We also are continuing a fruitful partnership with Harvest Moon Farm, across the river in Greenfield.  We started a “work-share” in 2011, helping with the Gwen and Eric’s crops in exchange for a quarter acre plot of our own.  We’ll be expanding to grow more vegetables to sell, and expand options for Greenfield residents to eat healthy, affordable and local food and be a part of its production.   We also will be using the Greenfield Community Kitchen to develop our own prepared food product.  

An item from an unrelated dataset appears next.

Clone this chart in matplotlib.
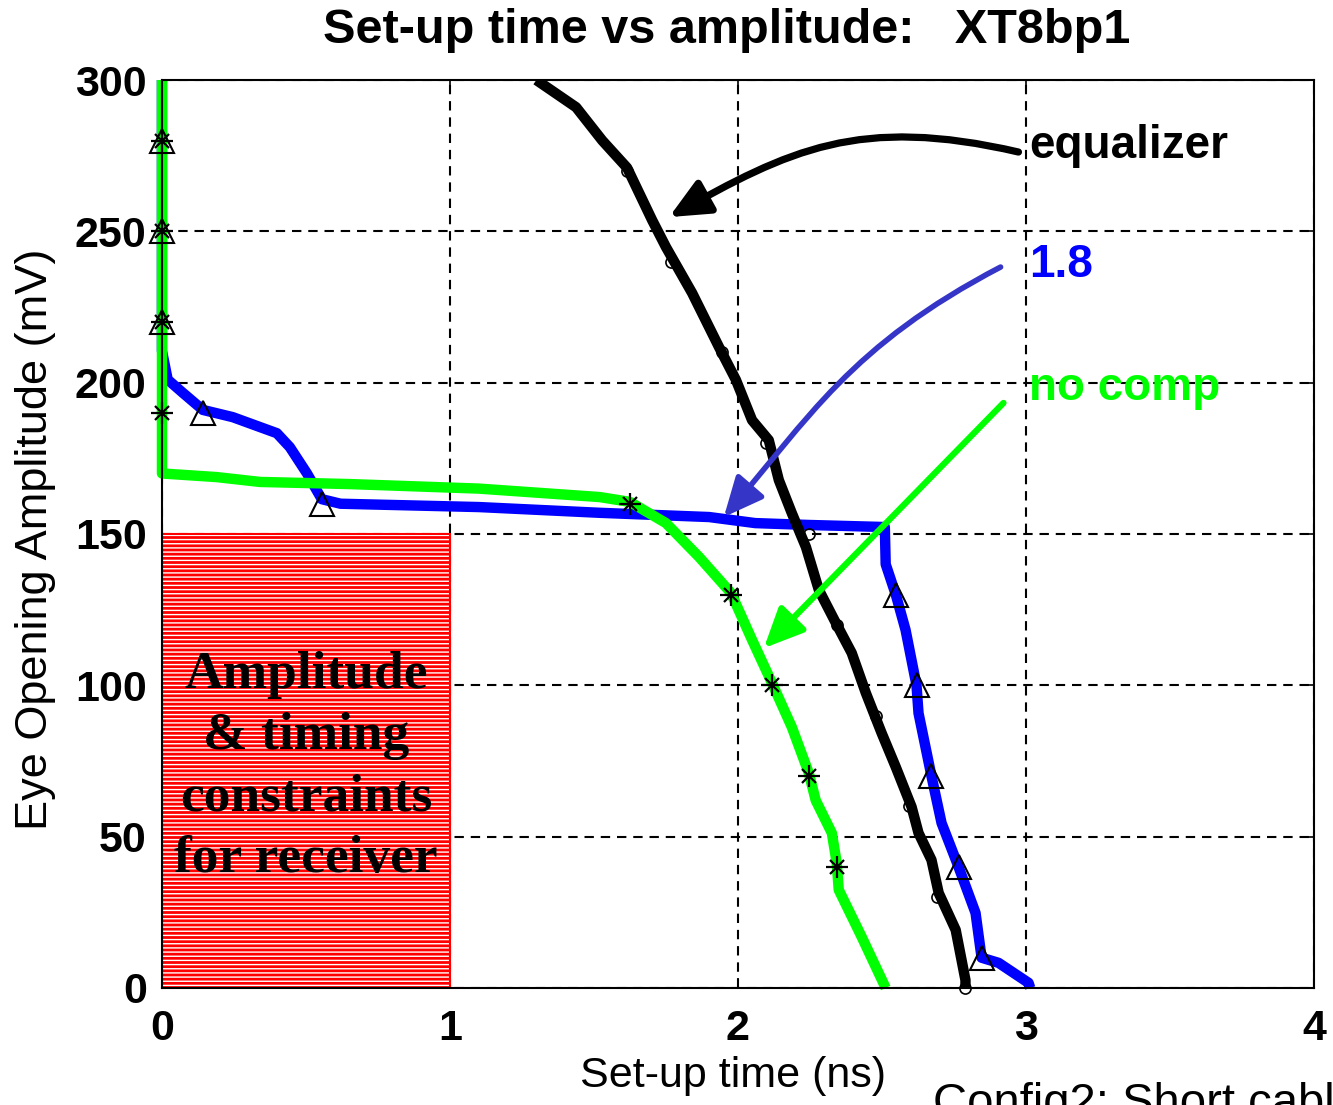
import matplotlib
matplotlib.use('Agg')
import matplotlib.pyplot as plt
from matplotlib.patches import Rectangle, FancyArrowPatch
from matplotlib.path import Path

plt.rcParams['font.family'] = ['Liberation Sans', 'DejaVu Sans']
plt.rcParams['hatch.linewidth'] = 1.0

# Curvas (tiempo de set-up en ns, amplitud en mV)
eq_t = [1.30, 1.438, 1.529, 1.615, 1.702, 1.750, 1.841, 1.934, 1.993, 2.049, 2.107,
        2.142, 2.187, 2.236, 2.281, 2.340, 2.395, 2.444, 2.499, 2.548, 2.603, 2.627,
        2.672, 2.697, 2.756, 2.790, 2.790]
eq_a = [300, 291, 280, 271, 253.7, 244.8, 229.6, 211.8, 200.9, 187.6, 181,
        167.8, 156.9, 145.7, 131.5, 120.6, 110.7, 97.5, 84.2, 73, 59.8, 51.2,
        42.3, 31.4, 19.2, 2.6, 0]

c18_t = [0, 0, 0.02, 0.073, 0.142, 0.246, 0.399, 0.444, 0.503, 0.555, 0.62, 1.10,
         1.52, 1.90, 2.06, 2.24, 2.51, 2.513, 2.548, 2.582, 2.62, 2.627, 2.672,
         2.707, 2.766, 2.825, 2.846, 2.905, 3.009, 3.015]
c18_a = [300, 210.5, 201, 196.6, 191, 188.6, 183.3, 178.7, 170.1, 161.5, 160, 158.9,
         157, 155.6, 153.6, 153, 152.3, 140, 130, 118.3, 100, 90.8, 70,
         54.5, 40, 24.8, 10, 8.3, 1.7, 0]

nc_t = [0, 0, 0.19, 0.34, 0.65, 1.10, 1.52, 1.625, 1.75, 1.865, 1.976, 2.049,
        2.118, 2.187, 2.246, 2.27, 2.326, 2.343, 2.35, 2.43, 2.513]
nc_a = [300, 170, 168.8, 167.2, 166.5, 165, 162.2, 160.6, 153.6, 142.4, 130.5, 115,
        100.8, 86.2, 71, 62, 51.2, 41.3, 32.4, 16.8, 0]

# Marcadores de cada curva
eq_mk_t = [1.615, 1.768, 1.945, 2.097, 2.246, 2.343, 2.478, 2.593, 2.69, 2.79]
eq_mk_a = [270, 240, 210, 180, 150, 120, 90, 60, 30, 0]
c18_mk_t = [0, 0, 0, 0.142, 0.555, 2.548, 2.62, 2.672, 2.766, 2.846]
c18_mk_a = [280, 250, 220, 190, 160, 130, 100, 70, 40, 10]
nc_mk_t = [0, 0, 0, 0, 1.625, 1.976, 2.118, 2.246, 2.343]
nc_mk_a = [280, 250, 220, 190, 160, 130, 100, 70, 40]

# Zona de restricciones del receptor
zona_t = 1.0
zona_a = 150

fig = plt.figure(figsize=(13.33, 11.05), dpi=100)
ax = fig.add_axes([0.1215, 0.1059, 0.8642, 0.8217])

# Caja roja con rayado blanco
ax.add_patch(Rectangle((0, 0), zona_t, zona_a, facecolor='#ff0000', edgecolor='none', zorder=1.6))
ax.add_patch(Rectangle((0, 0), zona_t, zona_a, facecolor='none', edgecolor='white',
                       hatch='----', linewidth=0, zorder=1.7))
ax.add_patch(Rectangle((0, 0), zona_t, zona_a, facecolor='none', edgecolor='#ff0000',
                       linewidth=1.5, zorder=1.8))
ax.text(0.5, 73, 'Amplitude\n& timing\nconstraints\nfor receiver', ha='center', va='center',
        fontsize=38.5, fontweight='bold', family=['Liberation Serif', 'DejaVu Serif'],
        linespacing=1.36, zorder=1.9)

lw = 7.5
ax.plot(c18_t, c18_a, color='#0000ff', lw=lw, clip_on=False, solid_capstyle='butt', zorder=2)
ax.plot(nc_t, nc_a, color='#00ff00', lw=lw, clip_on=False, solid_capstyle='butt', zorder=2.1)
ax.plot(eq_t, eq_a, color='black', lw=lw, solid_capstyle='butt', zorder=2.2)

ax.plot(c18_mk_t, c18_mk_a, ls='none', marker='^', ms=17, mfc='none', mec='black', mew=1.5,
        clip_on=False, zorder=3)
ax.plot(nc_mk_t, nc_mk_a, ls='none', marker='+', ms=16, mec='black', mew=1.6, clip_on=False, zorder=3)
ax.plot(nc_mk_t, nc_mk_a, ls='none', marker='x', ms=10, mec='black', mew=1.6, clip_on=False, zorder=3)
ax.plot(eq_mk_t, eq_mk_a, ls='none', marker='o', ms=8, mfc='none', mec='black', mew=1.2,
        clip_on=False, zorder=3)

# Flechas y etiquetas de las curvas
estilo = '-|>,head_length=1.2,head_width=0.55'
flecha_eq = Path([(2.974, 276.2), (2.419, 288.4), (2.177, 276.8), (1.761, 254.7)],
                 [Path.MOVETO, Path.CURVE4, Path.CURVE4, Path.CURVE4])
ax.add_patch(FancyArrowPatch(path=flecha_eq, arrowstyle=estilo, mutation_scale=20,
                             color='black', lw=5.2, zorder=4))
flecha_18 = Path([(2.912, 238.2), (2.389, 212.2), (2.246, 188.1), (1.951, 155.6)],
                 [Path.MOVETO, Path.CURVE4, Path.CURVE4, Path.CURVE4])
ax.add_patch(FancyArrowPatch(path=flecha_18, arrowstyle=estilo, mutation_scale=20,
                             color='#3535c8', lw=4, zorder=4))
ax.annotate('', xy=(2.09, 112.3), xytext=(2.922, 193.3),
            arrowprops=dict(arrowstyle=estilo, mutation_scale=20, color='#00ff00', lw=4.5,
                            shrinkA=0, shrinkB=0), zorder=4)

ax.text(3.01, 274.2, 'equalizer', color='black', fontsize=33, fontweight='bold', va='baseline')
ax.text(3.01, 234.9, '1.8', color='#0000ff', fontsize=33, fontweight='bold', va='baseline')
ax.text(3.01, 194.3, 'no comp', color='#00ff00', fontsize=33, fontweight='bold', va='baseline')

ax.set_xlim(0, 4)
ax.set_ylim(0, 300)
ax.set_xticks([0, 1, 2, 3, 4])
ax.set_yticks([0, 50, 100, 150, 200, 250, 300])
ax.grid(True, color='black', lw=1.5, linestyle=(0, (4.5, 3.3)))
ax.tick_params(direction='in', top=True, right=True, length=7, width=1.2, labelsize=31)
ax.tick_params(axis='x', pad=15)
ax.tick_params(axis='y', pad=11)
for lab in ax.get_xticklabels() + ax.get_yticklabels():
    lab.set_fontweight('bold')
for sp in ax.spines.values():
    sp.set_linewidth(1.5)

ax.set_xlabel('Set-up time (ns)', fontsize=31)
ax.xaxis.set_label_coords(0.496, -0.075)
ax.set_ylabel('Eye Opening Amplitude (mV)', fontsize=32.5)
ax.yaxis.set_label_coords(-0.092, 0.494)
ax.text(0.49, 1.0407, 'Set-up time vs amplitude:   XT8bp1', transform=ax.transAxes,
        ha='center', va='baseline', fontsize=35, fontweight='bold')

fig.text(0.700, -0.010, 'Config2: Short cable', fontsize=34, va='baseline', ha='left')

fig.savefig('out.png', dpi=100)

As a program in a small, rural community (combined Greenfield and Turners are under 25,000 people) we face challenges and advantages.  Living in the heart of amazing natural resources reminds me how we depend on them for everyday existence, and even in rural communities, access is lacking.  Learning how to create prosperity in a community which has been abandoned by many commercial industries is more than a summer experience, but we’re lucky to work with a lot of other dedicated residents. 


Myself (Martha Pskowski) and Erika Linenfelser are returning as second year program leaders, and we’re hiring new local leaders.  Erika and I are both students at Hampshire College in near-by Amherst.  I am excited to deepen my connections in this community and explore ways to make more self-sustaining options for youth in Franklin County, who often relocate to find opportunities.  SoS is an exciting way to connect youth to older residents of the area to create a shared vision for the community.  I also can’t wait for more harrowing bike rides on our narrow roads, and refreshing swims in the Connecticut River after work days.  If you make it out to the Pioneer Valley, you’re sure to be charmed by our beautiful surroundings, and taken aback by the vitality of our local community.